Partizan Belgrade striker Milan Galic gave Yugoslavia the lead in the 43rd minute of the game, but four minutes into the second half, Slava Metreveli of Torpedo Moscow equalised for the USSR.
The game went into extra time, and with seven minutes to go, Viktor Ponedelnik headed the ball past a static, and no doubt tired, Yugoslav defence to win the game. Back in Moscow and other Soviet cities, football fans listened to the triumph on the radio. Ponedelnik, speaking some years after the game, commented: “They said that in Moscow there wasn’t one dark window. In every city … nobody slept, the army never slept, citizens didn’t sleep, everyone sat and listened. When they told us about that, we literally had tears in our eyes.”

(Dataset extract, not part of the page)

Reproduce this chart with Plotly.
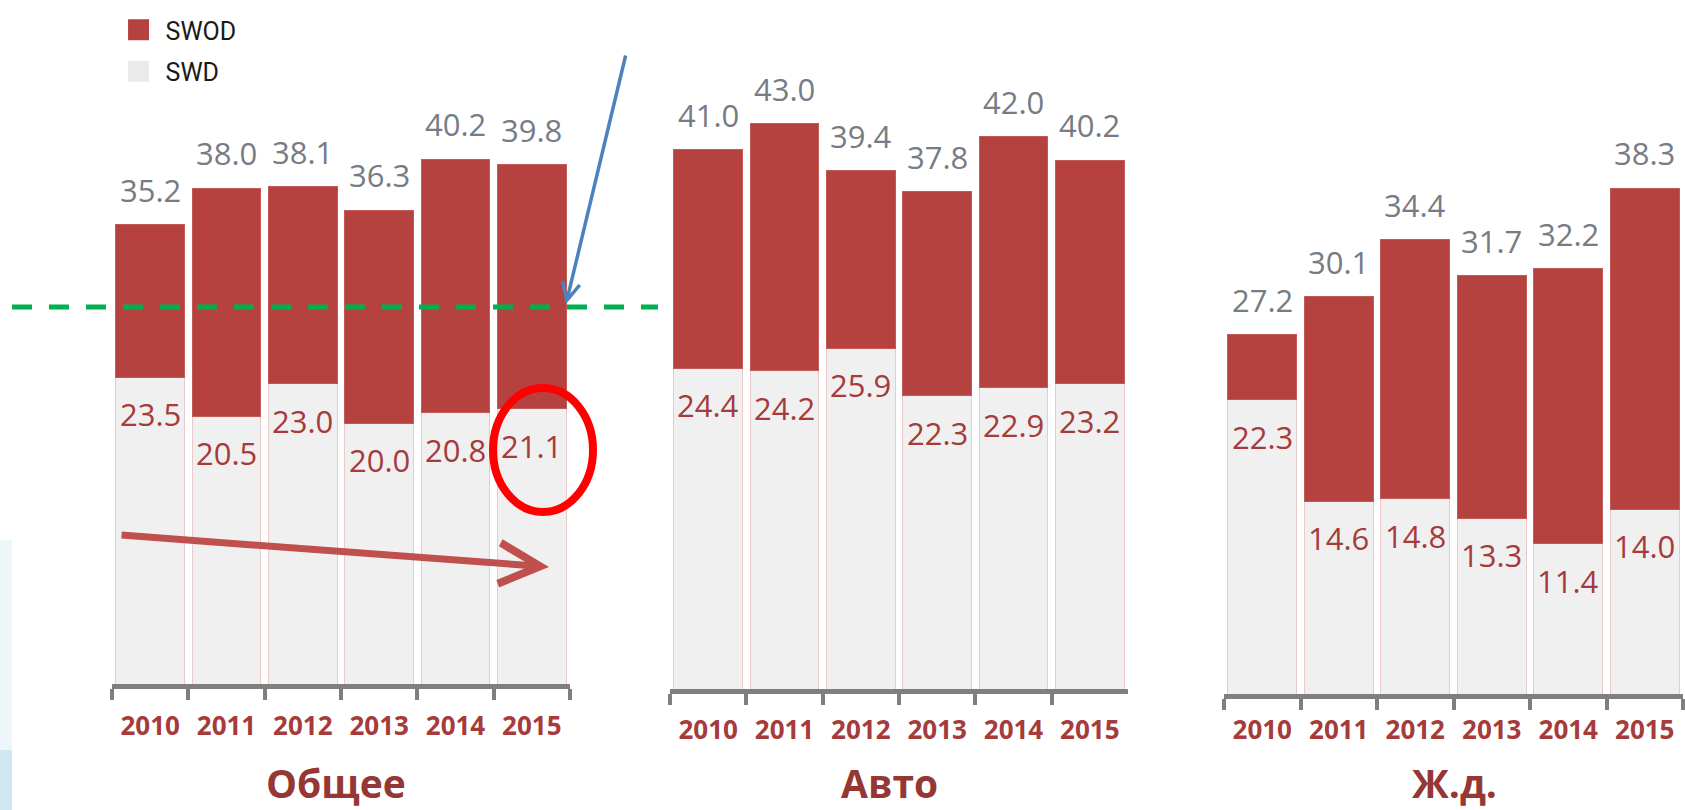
import plotly.graph_objects as go

# ---------------- data ----------------
years = ["2010", "2011", "2012", "2013", "2014", "2015"]
panel_titles = ["Общее", "Авто", "Ж.д."]
series_names = ["SWOD", "SWD"]

total_obshchee = [35.2, 38.0, 38.1, 36.3, 40.2, 39.8]
swd_obshchee = [23.5, 20.5, 23.0, 20.0, 20.8, 21.1]

total_avto = [41.0, 43.0, 39.4, 37.8, 42.0, 40.2]
swd_avto = [24.4, 24.2, 25.9, 22.3, 22.9, 23.2]

total_zhd = [27.2, 30.1, 34.4, 31.7, 32.2, 38.3]
swd_zhd = [22.3, 14.6, 14.8, 13.3, 11.4, 14.0]

# ---------------- style / layout constants ----------------
W, H = 1685, 810
RED = "#B64240"
LIGHT = "#F0F0F0"
LIGHT_EDGE = "#E9C9C9"
TOTAL_TXT = "#767C85"
SWD_TXT = "#A63B3B"
YEAR_TXT = "#A63B3B"
TITLE_TXT = "#953735"
AXIS_GRAY = "#7F7F7F"

X_DOMAINS_PX = [(112, 570), (670, 1128), (1224, 1683)]
BASE_PX = [684, 689, 694]
PX_PER_UNIT = [13.05, 13.15, 13.2]
LABEL_STANDOFF = [15, 14, 9]
Y_MAX = 45
TITLE_X_PX = [336, 889, 1454]

panels = [
    (total_obshchee, swd_obshchee),
    (total_avto, swd_avto),
    (total_zhd, swd_zhd),
]

fig = go.Figure()
annotations = []
layout_axes = {}

for i, (tot, swd) in enumerate(panels):
    n = "" if i == 0 else str(i + 1)
    xa, ya = "x" + n, "y" + n
    swod = [round(t - s, 1) for t, s in zip(tot, swd)]

    fig.add_trace(go.Bar(
        x=years, y=swd, name=series_names[1], xaxis=xa, yaxis=ya,
        marker=dict(color=LIGHT, line=dict(color=LIGHT_EDGE, width=1)),
        showlegend=False, hoverinfo="x+y",
    ))
    fig.add_trace(go.Bar(
        x=years, y=swod, name=series_names[0], xaxis=xa, yaxis=ya,
        marker=dict(color=RED, line=dict(color="#C25A58", width=1)),
        showlegend=False, hoverinfo="x+y",
    ))

    x0, x1 = X_DOMAINS_PX[i]
    base = BASE_PX[i]
    top = base - Y_MAX * PX_PER_UNIT[i]
    layout_axes["xaxis" + n] = dict(
        domain=[x0 / W, x1 / W], anchor=ya, type="category",
        categoryorder="array", categoryarray=years, range=[-0.5, 5.5],
        showline=True, linecolor=AXIS_GRAY, linewidth=5,
        ticks="outside", tickson="boundaries", ticklen=11, tickwidth=3.5,
        tickcolor=AXIS_GRAY, showgrid=False, zeroline=False,
        tickfont=dict(family="Open Sans", size=26, color=YEAR_TXT, weight="bold"),
        ticklabelstandoff=LABEL_STANDOFF[i], fixedrange=True,
    )
    layout_axes["yaxis" + n] = dict(
        domain=[1 - base / H, 1 - top / H], anchor=xa, range=[0, Y_MAX],
        visible=False, fixedrange=True,
    )

    # category axes take the category's serial number as annotation position
    for j, (t, s) in enumerate(zip(tot, swd)):
        annotations.append(dict(
            x=j, y=t, xref=xa, yref=ya, text=f"{t:.1f}", showarrow=False,
            yanchor="middle", yshift=35,
            font=dict(family="Open Sans", size=31, color=TOTAL_TXT),
        ))
        annotations.append(dict(
            x=j, y=s, xref=xa, yref=ya, text=f"{s:.1f}", showarrow=False,
            yanchor="middle", yshift=-37,
            font=dict(family="Open Sans", size=31, color=SWD_TXT),
        ))

    annotations.append(dict(
        x=TITLE_X_PX[i] / W, y=0, xref="paper", yref="paper",
        text=f"<b>{panel_titles[i]}</b>", showarrow=False,
        xanchor="center", yanchor="bottom", borderpad=0,
        font=dict(family="Open Sans", size=39, color=TITLE_TXT),
    ))

# legend proxies (bigger swatches than the default bar swatch)
fig.add_trace(go.Scatter(
    x=[None], y=[None], mode="markers", name=series_names[0], legendgroup="a",
    marker=dict(symbol="square", size=16, color=RED, line=dict(color=RED, width=5)),
    xaxis="x", yaxis="y", hoverinfo="skip",
))
fig.add_trace(go.Scatter(
    x=[None], y=[None], mode="markers", name=series_names[1], legendgroup="b",
    marker=dict(symbol="square", size=16, color="#EBEBEB", line=dict(color="#EBEBEB", width=5)),
    xaxis="x", yaxis="y", hoverinfo="skip",
))

# slide drawings: blue arrow, red arrow
annotations.append(dict(
    x=566 / W, y=1 - 304 / H, xref="paper", yref="paper", text="",
    showarrow=True, ax=60, ay=-250, arrowcolor="#4F81BD", arrowwidth=3.5,
    arrowhead=5, arrowsize=1, standoff=0,
))
annotations.append(dict(
    x=549 / W, y=1 - 567 / H, xref="paper", yref="paper", text="",
    showarrow=True, ax=-429, ay=-32, arrowcolor="#C0504D", arrowwidth=7,
    arrowhead=5, arrowsize=1.15, standoff=0,
))

shapes = [
    # slide background decoration at the left edge
    dict(type="rect", xref="paper", yref="paper", x0=0, x1=12 / W,
         y0=0, y1=1 - 540 / H, fillcolor="#EDF6F9", line=dict(width=0), layer="below"),
    dict(type="rect", xref="paper", yref="paper", x0=0, x1=12 / W,
         y0=0, y1=1 - 750 / H, fillcolor="#CFE7F0", line=dict(width=0), layer="below"),
    dict(type="line", xref="paper", yref="paper", x0=12 / W, x1=658 / W,
         y0=1 - 307 / H, y1=1 - 307 / H,
         line=dict(color="#00B050", width=5, dash="20px,17px")),
    dict(type="circle", xref="paper", yref="paper",
         x0=(543 - 50) / W, x1=(543 + 50) / W,
         y0=1 - (450 + 62) / H, y1=1 - (450 - 62) / H,
         line=dict(color="#FF0000", width=8)),
]

fig.update_layout(
    width=W, height=H, autosize=False,
    margin=dict(l=0, r=0, t=0, b=0, pad=0),
    paper_bgcolor="white", plot_bgcolor="rgba(0,0,0,0)",
    barmode="stack", bargap=0.1,
    showlegend=True,
    legend=dict(
        x=0.0662, y=1 - 7 / H, xanchor="left", yanchor="top",
        font=dict(family="Roboto", size=25, color="#1A1A1A"),
        traceorder="grouped", tracegroupgap=6, itemwidth=44,
        bgcolor="rgba(0,0,0,0)", itemclick=False, itemdoubleclick=False,
    ),
    annotations=annotations,
    shapes=shapes,
    **layout_axes,
)

fig.write_html(
    "out.html",
    config={"displayModeBar": False},
    post_script="document.body.style.margin='0';document.body.style.overflow='hidden';",
)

Some say that this was the Soviet Union’s greatest football achievement, and although the competition was in its infancy and still to gain credibility, the record books will suggest that this was indeed the pinnacle for the USSR. Between 1958 and 1970 they were certainly among the most consistent nations: 1958 WC QF; 1960 EC winners; 1962 WC QF; 1964 EC final; 1966 WC 3rd; 1968 EC 4th; 1970 WC QF.
Yashin: “The joy of seeing Yuri Gagarin flying in space is only superseded by the joy of a good penalty save” (from later in his career)
The 1960 team contained some legends of Soviet football. Lev Yashin was arguably one of the greatest goalkeepers of all time while Igor Netto, the skipper, to many commentators, represented “the heart and soul of Russian football”. Mikheil Meskhi, who played for Dinamo Tbilisi, was nicknamed “the Georgian Garrincha” and Valentin Ivanov of Torpedo was one of the greatest goalscorers in the Soviet game.
After the game in Paris, Real Madrid’s president, Santiago Bernabeau, who had been watching the final, brandished his cheque book and offered to sign half the USSR team for the undisputed leaders in European club football. But there was no way that any of the newly-crowned international champions were going anywhere – the KGB were always in close attendance.
Many people felt the Soviet Union could have done better on the world stage. Technically, they had some extremely gifted players and their teams were always well-drilled. But there was also a theory that the over-emphasis on the Olympic games hampered genuine progress on the football field. Furthermore, the fact that the football season in the USSR, mostly for climatic reasons, was out of sync with the rest of Europe, was also seen as a disadvantage.
That didn’t stop them being crowned the first European champions in 1960. The European Championship was underway!